Adam's Grave, Wiltshire

Adam’s Grave, Wiltshire

The next stretch of my journey was uphill again, along the ancient Ridgeway which leads northwards from this spot toward the famous White Horse of Uffington. I was now walking in the footsteps of our ancestors going back centuries, maybe even millenia, as I puffed my way to the top of the ridge.

Walking the ancient Ridgeway, Wiltshire

Walking the ancient Ridgeway, Wiltshire

Towards the summit I walked back across the Wansdyke, larger here but more overgrown with trees and scrub. The vista from the other side was magnificent, facing north now towards my destination. As I scuttled down the chalky, flint-flecked path two birds of prey, buzzards perhaps, or maybe red kites, wheeled and swooped playfully above me, their sharp cries cutting through the soft sigh of the breeze. The sun was hidden now, and I could see an ominous bank of grey cloud moving in speedily from the north.

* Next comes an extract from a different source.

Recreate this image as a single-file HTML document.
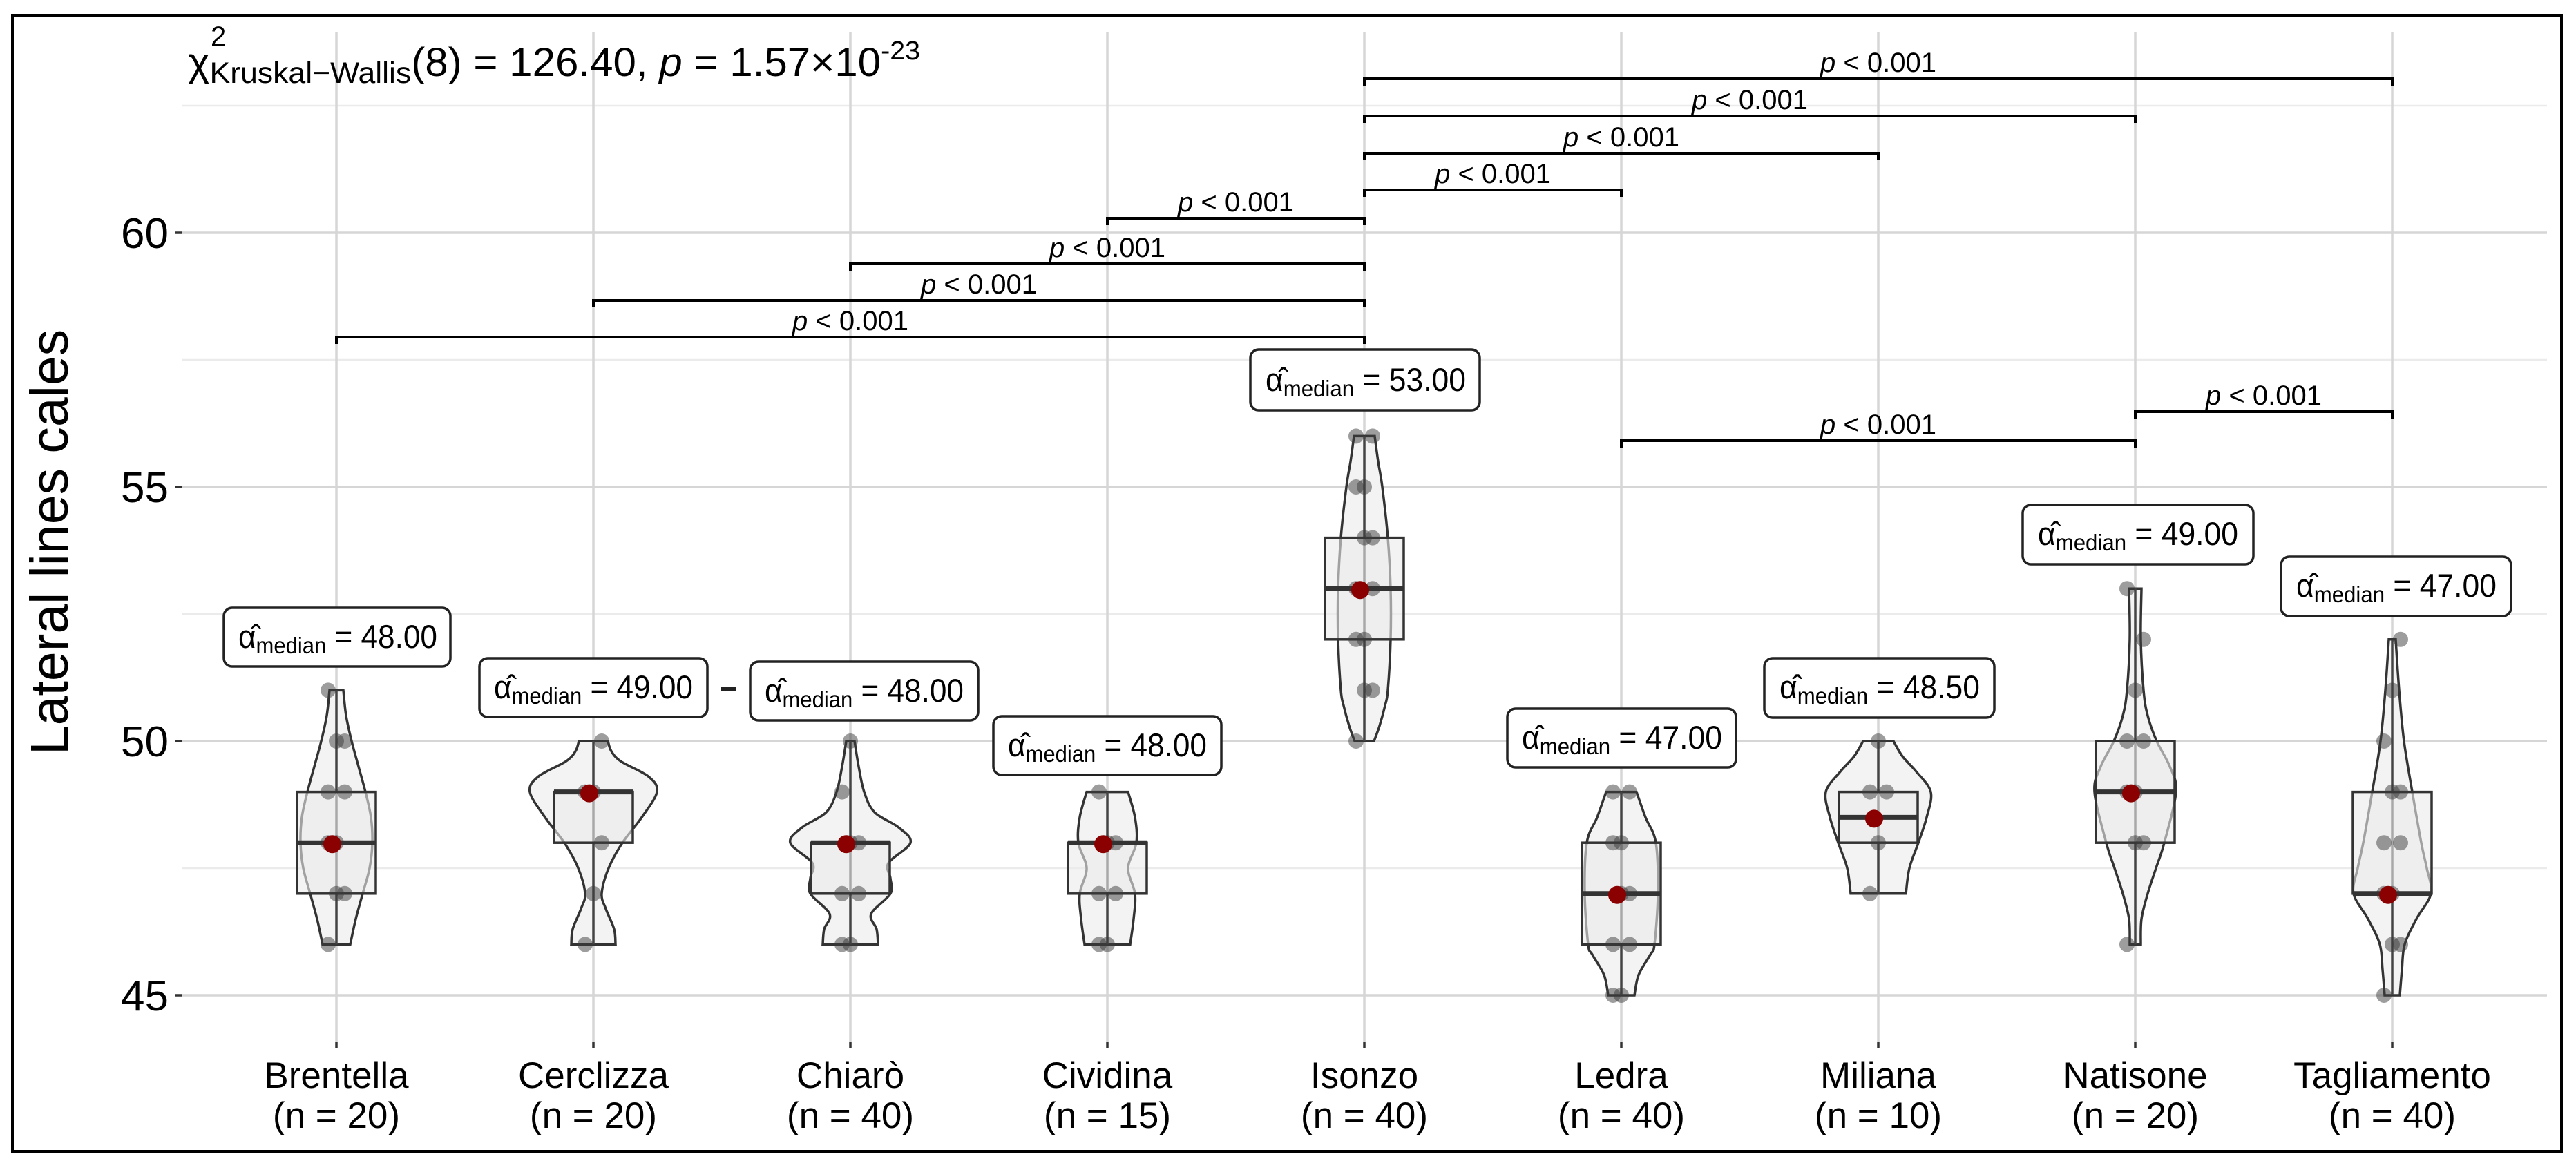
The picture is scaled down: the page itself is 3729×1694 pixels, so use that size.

I knew I was nearing my destination when I spotted the distinctive shape of Silbury Hill in the valley below. Soon I was in the pretty village of East Kennet, with its quiet lanes and thatched cottages, the wooded mound of East Kennet Long Barrow looming on the rise to my left. Not much later I took a short detour to see the impressive remains of West Kennet Long Barrow, now extensively excavated and open to curious visitors. Inside I noticed the strong scent of incense, and in one of the burial chambers I found a lit candle sitting next to a strange corn dolly, a pagan offering of some sort I suppose.

Huge stones around the entrance to West Kennet Long Barrow, Wiltshire

Huge stones around the entrance to West Kennet Long Barrow, Wiltshire

Sitting on top of the barrow offered more wonderful views of the surrounding fields, and also the opportunity to take of my heavy boots and grab something to eat. But before long I was up again, and walking down towards the main road, past an old oak tree hung with colourful ribbons and offerings, and on towards the village and prehistoric henge of Avebury.